Monsieur le président, monsieur le ministre, mes chers collègues, dans leur combat contre les épidémies, les hommes ont fait d’immenses progrès. Les vaccins et les traitements ont permis de faire reculer les ravages provoqués par les maladies infectieuses, à tel point que l’effroi qu’elles ont causé à nos ancêtres était presque oublié.
La covid-19 est venue nous rappeler les règles de base de la lutte contre les épidémies. Ces règles se résument en trois actions, qui ont connu une actualité nouvelle, mais ont aussi été reformulées à mesure que notre pays réalisait qu’il n’était pas en mesure de toutes les accomplir : tester, tracer, isoler, c’est-à-dire repérer les personnes atteintes, identifier celles qu’elles sont susceptibles d’avoir contaminées, isoler les malades et les personnes contacts afin de limiter la propagation de la maladie et ainsi, progressivement, casser la dynamique des contaminations.
En l’absence de vaccins et de traitements, cette stratégie est la seule disponible et elle a fait la preuve de son efficacité. Pourtant, après l’avoir consciencieusement appliquée, au tout début de l’épidémie, le Gouvernement semble y avoir tout ou partie renoncé.
Les Français rapatriés de Wuhan ont été testés et mis à l’isolement dans un centre de vacances ; les personnes contaminées dans le cluster des Contamines ont été isolées à l’hôpital ; celles du cluster de Creil ont été isolées dans les conditions définies par le service de santé des armées. Mais ensuite ?
Sur les trois pans de la stratégie, la constance, mais aussi les moyens ont fait défaut.
Malgré un développement rapide, à l’honneur des équipes de recherche, les tests ont connu un déploiement hésitant et laborieux, le passage au stade industriel se révélant extrêmement complexe.
Il en est résulté tout d’abord une approche malthusienne du recours aux tests, alors que certains de nos voisins testaient beaucoup plus massivement et que l’Organisation mondiale de la santé (OMS) exhortait les États à le faire.
Certaines capacités – les laboratoires privés, vétérinaires ou encore universitaires – ont été laissées à l’écart pour des raisons administratives qui n’étaient pourtant plus de mise dans ce contexte de crise. Leur réintégration dans le jeu s’est faite au moment même où le revirement du Gouvernement sur l’élargissement des personnes à tester percutait de plein fouet des capacités de test encore trop peu organisées.
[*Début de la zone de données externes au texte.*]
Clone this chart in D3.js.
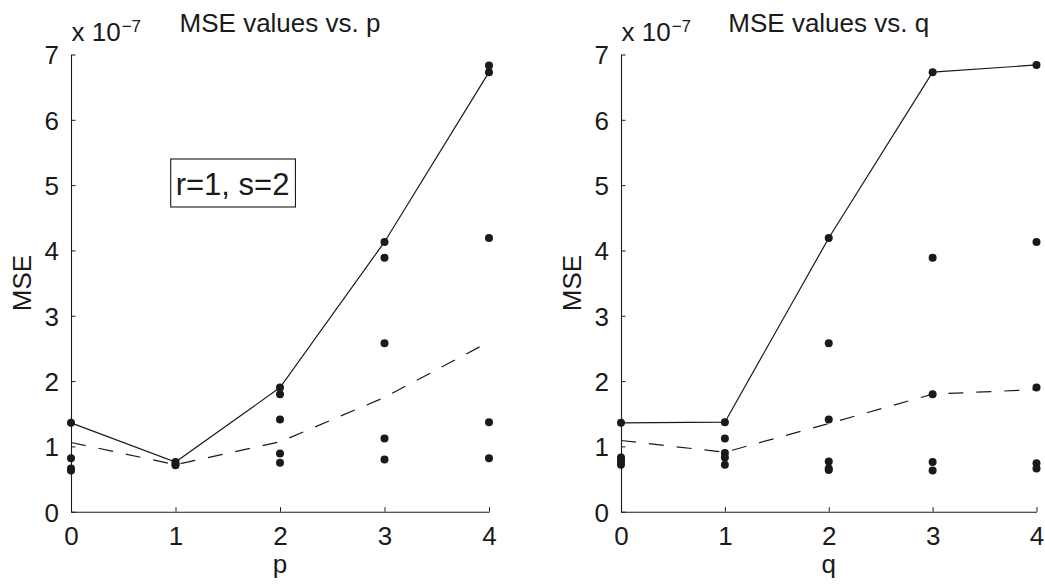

Pendant de trop longues semaines, notre pays a testé, testé, testé, conformément aux recommandations de l’OMS, mais en pure perte, les résultats ne parvenant aux intéressés qu’une fois achevée la période où ils auraient été utiles.
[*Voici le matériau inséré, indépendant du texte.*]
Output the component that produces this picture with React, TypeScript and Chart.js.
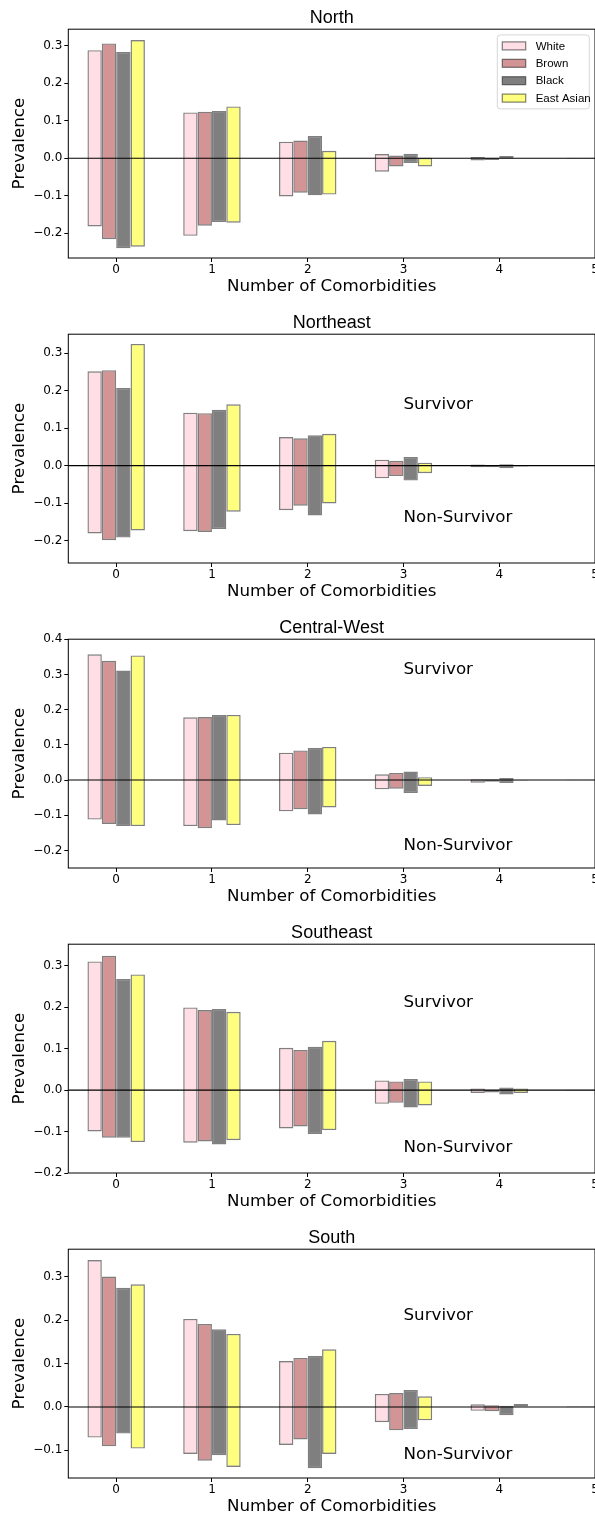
import { useEffect, useRef } from "react";
import { Chart, registerables } from "chart.js";

Chart.register(...registerables);

// Number of comorbidities on the x axis
const comorbidities = [0, 1, 2, 3, 4, 5];
const races = ["White", "Brown", "Black", "East Asian"];
const raceFill = [
  "rgba(255,192,203,0.5)",
  "rgba(165,42,42,0.5)",
  "rgba(0,0,0,0.5)",
  "rgba(255,255,0,0.5)",
];
const barEdge = "rgba(0,0,0,0.5)";

const regionNames = ["North", "Northeast", "Central-West", "Southeast", "South"];

// Prevalence among survivors: one row per race (White, Brown, Black, East Asian),
// one column per number of comorbidities (0..5)
const northSurvivor = [
  [0.288, 0.122, 0.044, 0.011, 0.003, 0.001],
  [0.306, 0.124, 0.047, 0.007, 0.001, 0.001],
  [0.283, 0.126, 0.059, 0.012, 0.006, 0.0],
  [0.315, 0.138, 0.02, 0.001, 0.0, 0.0],
];
const northNonSurvivor = [
  [0.182, 0.207, 0.102, 0.036, 0.006, 0.001],
  [0.216, 0.18, 0.092, 0.022, 0.005, 0.001],
  [0.24, 0.17, 0.099, 0.013, 0.001, 0.0],
  [0.236, 0.172, 0.097, 0.022, 0.0, 0.0],
];

const northeastSurvivor = [
  [0.252, 0.1415, 0.0765, 0.016, 0.003, 0.001],
  [0.255, 0.14, 0.073, 0.013, 0.002, 0.001],
  [0.207, 0.149, 0.081, 0.023, 0.004, 0.001],
  [0.325, 0.164, 0.085, 0.008, 0.001, 0.0],
];
const northeastNonSurvivor = [
  [0.181, 0.175, 0.119, 0.034, 0.004, 0.001],
  [0.199, 0.177, 0.107, 0.028, 0.004, 0.001],
  [0.192, 0.169, 0.133, 0.04, 0.007, 0.001],
  [0.173, 0.123, 0.101, 0.02, 0.002, 0.0],
];

const centralWestSurvivor = [
  [0.357, 0.178, 0.0775, 0.016, 0.002, 0.001],
  [0.3385, 0.179, 0.084, 0.02, 0.002, 0.001],
  [0.311, 0.185, 0.091, 0.024, 0.006, 0.0],
  [0.354, 0.185, 0.094, 0.008, 0.0, 0.0],
];
const centralWestNonSurvivor = [
  [0.1125, 0.131, 0.089, 0.0265, 0.0076, 0.001],
  [0.125, 0.137, 0.083, 0.0246, 0.005, 0.001],
  [0.131, 0.115, 0.098, 0.037, 0.0085, 0.0],
  [0.131, 0.128, 0.078, 0.017, 0.003, 0.0],
];

const southeastSurvivor = [
  [0.3105, 0.1995, 0.102, 0.0233, 0.004, 0.001],
  [0.324, 0.193, 0.097, 0.021, 0.001, 0.001],
  [0.268, 0.1955, 0.1046, 0.0265, 0.0064, 0.001],
  [0.279, 0.189, 0.119, 0.021, 0.004, 0.0],
];
const southeastNonSurvivor = [
  [0.0998, 0.127, 0.0925, 0.033, 0.007, 0.001],
  [0.115, 0.124, 0.0877, 0.0306, 0.0056, 0.001],
  [0.115, 0.131, 0.106, 0.042, 0.0105, 0.001],
  [0.1255, 0.121, 0.0965, 0.037, 0.007, 0.0],
];

const southSurvivor = [
  [0.339, 0.203, 0.106, 0.03, 0.006, 0.001],
  [0.301, 0.1915, 0.113, 0.032, 0.004, 0.001],
  [0.275, 0.179, 0.1177, 0.039, 0.003, 0.001],
  [0.283, 0.1685, 0.133, 0.0246, 0.007, 0.0],
];
const southNonSurvivor = [
  [0.0708, 0.1085, 0.0877, 0.0354, 0.009, 0.001],
  [0.0908, 0.124, 0.075, 0.054, 0.01, 0.001],
  [0.0615, 0.1115, 0.1415, 0.051, 0.019, 0.001],
  [0.096, 0.1385, 0.1085, 0.031, 0.0, 0.0],
];

const survivorByRegion = [northSurvivor, northeastSurvivor, centralWestSurvivor, southeastSurvivor, southSurvivor];
const nonSurvivorByRegion = [
  northNonSurvivor,
  northeastNonSurvivor,
  centralWestNonSurvivor,
  southeastNonSurvivor,
  southNonSurvivor,
];

// Axis limits and ticks per panel
const yMins = [-0.266, -0.26, -0.25, -0.2, -0.164];
const yMaxs = [0.344, 0.351, 0.4, 0.352, 0.364];
const yTickLists = [
  [-0.2, -0.1, 0, 0.1, 0.2, 0.3],
  [-0.2, -0.1, 0, 0.1, 0.2, 0.3],
  [-0.2, -0.1, 0, 0.1, 0.2, 0.3, 0.4],
  [-0.2, -0.1, 0, 0.1, 0.2, 0.3],
  [-0.1, 0, 0.1, 0.2, 0.3],
];
const xTicks = [0, 1, 2, 3, 4, 5];

// "Survivor" / "Non-Survivor" annotation heights (x = 3), none in the first panel
const annotationX = 3;
const survivorTextY = [null, 0.15, 0.3, 0.2, 0.2];
const nonSurvivorTextY = [null, -0.15, -0.2, -0.15, -0.12];

const PANEL_W = 640;
const PANEL_H = 305;

const fmtY = (v: number) => (v < 0 ? "\u2212" : "") + Math.abs(v).toFixed(1);

function makeDecor(idx: number) {
  return {
    id: "panelDecor",
    afterDatasetsDraw(chart: any) {
      const { ctx, chartArea: a, scales } = chart;
      const x = scales.x;
      const y = scales.y;
      ctx.save();
      // horizontal line at zero
      const y0 = y.getPixelForValue(0);
      ctx.strokeStyle = "#000";
      ctx.lineWidth = 1.1;
      ctx.beginPath();
      ctx.moveTo(a.left, y0);
      ctx.lineTo(a.right, y0);
      ctx.stroke();
      // axes frame
      ctx.lineWidth = 1;
      ctx.strokeRect(a.left, a.top, a.right - a.left, a.bottom - a.top);
      // annotations
      const sy = survivorTextY[idx];
      const ny = nonSurvivorTextY[idx];
      ctx.fillStyle = "#000";
      ctx.font = '16.7px "DejaVu Sans"';
      ctx.textAlign = "left";
      ctx.textBaseline = "alphabetic";
      if (sy !== null) ctx.fillText("Survivor", x.getPixelForValue(annotationX), y.getPixelForValue(sy));
      if (ny !== null) ctx.fillText("Non-Survivor", x.getPixelForValue(annotationX), y.getPixelForValue(ny));
      ctx.restore();
    },
    afterDraw(chart: any) {
      if (idx !== 0) return;
      const { ctx, chartArea: a } = chart;
      ctx.save();
      const boxW = 92;
      const boxH = 74;
      const bx = a.right - 5.7 - boxW;
      const by = a.top + 5.7;
      const r = 3;
      ctx.beginPath();
      ctx.moveTo(bx + r, by);
      ctx.lineTo(bx + boxW - r, by);
      ctx.arcTo(bx + boxW, by, bx + boxW, by + r, r);
      ctx.lineTo(bx + boxW, by + boxH - r);
      ctx.arcTo(bx + boxW, by + boxH, bx + boxW - r, by + boxH, r);
      ctx.lineTo(bx + r, by + boxH);
      ctx.arcTo(bx, by + boxH, bx, by + boxH - r, r);
      ctx.lineTo(bx, by + r);
      ctx.arcTo(bx, by, bx + r, by, r);
      ctx.closePath();
      ctx.fillStyle = "rgba(255,255,255,0.8)";
      ctx.fill();
      ctx.strokeStyle = "#d6d6d6";
      ctx.lineWidth = 1;
      ctx.stroke();
      ctx.font = '11.5px "Liberation Sans"';
      ctx.textAlign = "left";
      ctx.textBaseline = "middle";
      races.forEach((name, i) => {
        const cy = by + 11 + i * 17.4;
        ctx.fillStyle = raceFill[i];
        ctx.fillRect(bx + 5, cy - 4, 23.4, 8);
        ctx.strokeStyle = barEdge;
        ctx.lineWidth = 1.2;
        ctx.strokeRect(bx + 5, cy - 4, 23.4, 8);
        ctx.fillStyle = "#000";
        ctx.fillText(name, bx + 38.4, cy + 0.5);
      });
      ctx.restore();
    },
  };
}

function Panel({ idx }: { idx: number }) {
  const ref = useRef<HTMLCanvasElement | null>(null);

  useEffect(() => {
    if (!ref.current) return;
    const surv = survivorByRegion[idx];
    const non = nonSurvivorByRegion[idx];
    const datasets = races.map((race, r) => ({
      label: race,
      data: comorbidities.map((c, j) => ({ x: c, y: [-non[r][j], surv[r][j]] })),
      backgroundColor: raceFill[r],
      borderColor: barEdge,
      borderWidth: 1.4,
      borderSkipped: false as const,
      categoryPercentage: 0.6,
      barPercentage: 1.0,
    }));

    const chart = new Chart(ref.current, {
      type: "bar",
      data: { datasets },
      plugins: [makeDecor(idx)],
      options: {
        animation: false,
        responsive: false,
        devicePixelRatio: 1,
        layout: { padding: { left: 0, right: PANEL_W - 595, top: 0, bottom: 0 } },
        plugins: {
          legend: { display: false },
          tooltip: { enabled: false },
          title: {
            display: true,
            text: regionNames[idx],
            color: "#000",
            fullSize: false,
            font: { family: "Liberation Sans", size: 18, weight: "normal", lineHeight: 1.2 },
            padding: { top: 7.2, bottom: 0.4 },
          },
        },
        scales: {
          x: {
            type: "linear",
            min: -0.5,
            max: 5,
            offset: false,
            grid: {
              offset: false,
              drawOnChartArea: false,
              drawTicks: true,
              tickLength: 4,
              color: "#000",
            },
            border: { display: false },
            afterBuildTicks: (scale: any) => {
              scale.ticks = xTicks.map((value) => ({ value }));
            },
            afterFit: (scale: any) => {
              scale.height = 47;
            },
            ticks: {
              color: "#000",
              padding: 1,
              maxRotation: 0,
              font: { family: "DejaVu Sans", size: 12 },
              callback: (v: any) => String(v),
            },
            title: {
              display: true,
              text: "Number of Comorbidities",
              color: "#000",
              font: { family: "DejaVu Sans", size: 16.7, lineHeight: 1.2 },
              padding: { top: 0, bottom: 8.3 },
            },
          },
          y: {
            type: "linear",
            min: yMins[idx],
            max: yMaxs[idx],
            grid: {
              drawOnChartArea: false,
              drawTicks: true,
              tickLength: 4,
              color: "#000",
            },
            border: { display: false },
            afterBuildTicks: (scale: any) => {
              scale.ticks = yTickLists[idx].map((value) => ({ value }));
            },
            afterFit: (scale: any) => {
              scale.width = 68.3;
            },
            ticks: {
              color: "#000",
              padding: 2,
              font: { family: "DejaVu Sans", size: 12 },
              callback: (v: any) => fmtY(Number(v)),
            },
            title: {
              display: true,
              text: "Prevalence",
              color: "#000",
              font: { family: "DejaVu Sans", size: 16.7, lineHeight: 1.2 },
              padding: { top: 10, bottom: 0 },
            },
          },
        },
      } as any,
    });
    return () => chart.destroy();
  }, [idx]);

  return (
    <div style={{ position: "absolute", left: 0, top: idx * PANEL_H, width: PANEL_W, height: PANEL_H }}>
      <canvas ref={ref} width={PANEL_W} height={PANEL_H} style={{ display: "block", width: PANEL_W, height: PANEL_H }} />
    </div>
  );
}

export default function App() {
  return (
    <div
      style={{
        position: "absolute",
        left: 0,
        top: 0,
        width: 595,
        height: 1516,
        overflow: "hidden",
        background: "#fff",
      }}
    >
      {regionNames.map((_, i) => (
        <Panel key={i} idx={i} />
      ))}
    </div>
  );
}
Pendant toute cette séquence, la détection de cas continuait à se faire à l’hôpital, pour des personnes symptomatiques, à un stade de gravité avancé et trop tard, évidemment, pour organiser un quelconque traçage.
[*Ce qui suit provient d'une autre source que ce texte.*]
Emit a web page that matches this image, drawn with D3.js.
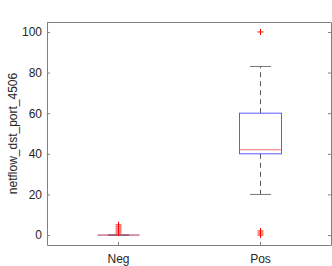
<!DOCTYPE html>
<html>
<meta charset="utf-8">
<head>
<script src="https://cdn.jsdelivr.net/npm/d3@7"></script>
<style>
  body { margin: 0; background: #fff; }
  text { font-family: "Liberation Sans", Arial, sans-serif; }
</style>
</head>
<body>
<script>
// groups and their box stats
const categories = ["Neg", "Pos"];
const q1 = [0, 40];
const medians = [0, 42];
const q3 = [0, 60];
const whiskerLow = [0, 20];
const whiskerHigh = [0, 83];
const outliers = [[1, 2, 3, 4, 5], [0, 1, 2, 100]];
const yTicks = [0, 20, 40, 60, 80, 100];
const yLabel = "netflow_dst_port_4506";

const W = 332, H = 266;
const mLeft = 47, mRight = 331, mTop = 22, mBottom = 245;

const svg = d3.select("body").append("svg")
  .attr("width", W).attr("height", H);

const x = d3.scaleLinear().domain([0.5, 2.5]).range([mLeft, mRight]);
const y = d3.scaleLinear().domain([-4.9, 104.9]).range([mBottom, mTop]);

const boxHalf = 21, capHalf = 10.5;
const axisColor = "#808080";
const textColor = "#262626";

// axes (ticks pointing inward, mirrored on the right)
const yAxisL = d3.axisLeft(y).tickValues(yTicks).tickSizeInner(-3).tickSizeOuter(0).tickPadding(5);
const yAxisR = d3.axisRight(y).tickValues(yTicks).tickSizeInner(-3).tickSizeOuter(0).tickFormat("");
const xAxis = d3.axisBottom(x).tickValues([1, 2]).tickFormat((d, i) => categories[i])
  .tickSizeInner(-3).tickSizeOuter(0).tickPadding(9);

const gl = svg.append("g").attr("transform", `translate(${mLeft},0)`).call(yAxisL);
const gr = svg.append("g").attr("transform", `translate(${mRight},0)`).call(yAxisR);
const gb = svg.append("g").attr("transform", `translate(0,${mBottom})`).call(xAxis);
svg.append("line").attr("x1", mLeft).attr("x2", mRight).attr("y1", mTop + 0.5).attr("y2", mTop + 0.5)
  .attr("stroke", axisColor);

[gl, gr, gb].forEach(g => {
  g.select(".domain").attr("stroke", axisColor);
  g.selectAll(".tick line").attr("stroke", axisColor);
  g.selectAll(".tick text").attr("fill", textColor).attr("font-size", 12)
    .attr("font-family", "Liberation Sans, Arial, sans-serif");
});

svg.append("text")
  .attr("transform", `translate(17,${(mTop + mBottom) / 2}) rotate(-90)`)
  .attr("text-anchor", "middle")
  .attr("font-size", 12)
  .attr("fill", textColor)
  .text(yLabel);

// boxes
categories.forEach((c, i) => {
  const cx = Math.round(x(i + 1)) + 0.5;
  const g = svg.append("g");
  // whiskers
  g.append("line").attr("x1", cx).attr("x2", cx)
    .attr("y1", y(q3[i])).attr("y2", y(whiskerHigh[i]))
    .attr("stroke", "#555").attr("stroke-dasharray", "5,4");
  g.append("line").attr("x1", cx).attr("x2", cx)
    .attr("y1", y(q1[i])).attr("y2", y(whiskerLow[i]))
    .attr("stroke", "#555").attr("stroke-dasharray", "5,4");
  [whiskerLow[i], whiskerHigh[i]].forEach(v => {
    g.append("line").attr("x1", cx - capHalf).attr("x2", cx + capHalf)
      .attr("y1", y(v)).attr("y2", y(v)).attr("stroke", "#777");
  });
  // box
  g.append("rect")
    .attr("x", cx - boxHalf).attr("width", boxHalf * 2)
    .attr("y", y(q3[i])).attr("height", Math.max(0, y(q1[i]) - y(q3[i])))
    .attr("fill", "none").attr("stroke", "#5a5aff");
  // median
  g.append("line").attr("x1", cx - boxHalf).attr("x2", cx + boxHalf)
    .attr("y1", y(medians[i])).attr("y2", y(medians[i]))
    .attr("stroke", i === 0 ? "#b03060" : "#f07070");
  // outliers
  outliers[i].forEach(v => {
    const py = y(v);
    g.append("path")
      .attr("d", `M${cx - 3},${py}H${cx + 3}M${cx},${py - 3}V${py + 3}`)
      .attr("stroke", "red").attr("fill", "none");
  });
});
</script>
</body>
</html>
Sur le traçage, nous n’avons guère été meilleurs.
La recherche d’une sophistication excessive s’est traduite par des retards et par une perte globale d’efficacité là où d’autres pays – je pense en particulier à la République de Corée, dont le représentant a été entendu par la commission d’enquête – ont été mieux organisés. L’ambassadeur de France en République de Corée a insisté sur le caractère « assez rustique » des moyens déployés, à rebours de l’image que d’aucuns avaient spontanément d’outils numériques qui seraient intrusifs et quasi totalitaires.
Il s’agissait au contraire de mobiliser le plus de moyens humains possible et d’agir vite, ce que nous n’avons pas fait, laissant une fois de plus de côté les médecins de ville, qui voyaient pourtant dans leurs cabinets la majeure partie des personnes atteintes de la covid-19.
Je serai bref, car je ne veux pas être cruel, sur l’échec, programmé d’emblée, de l’application StopCovid. Cet échec est collectif : cet outil a été conçu avec tant de prérequis que nous savions qu’il ne fonctionnerait pas. D’ailleurs, en un sens, nous ne souhaitions pas qu’il fonctionne vraiment.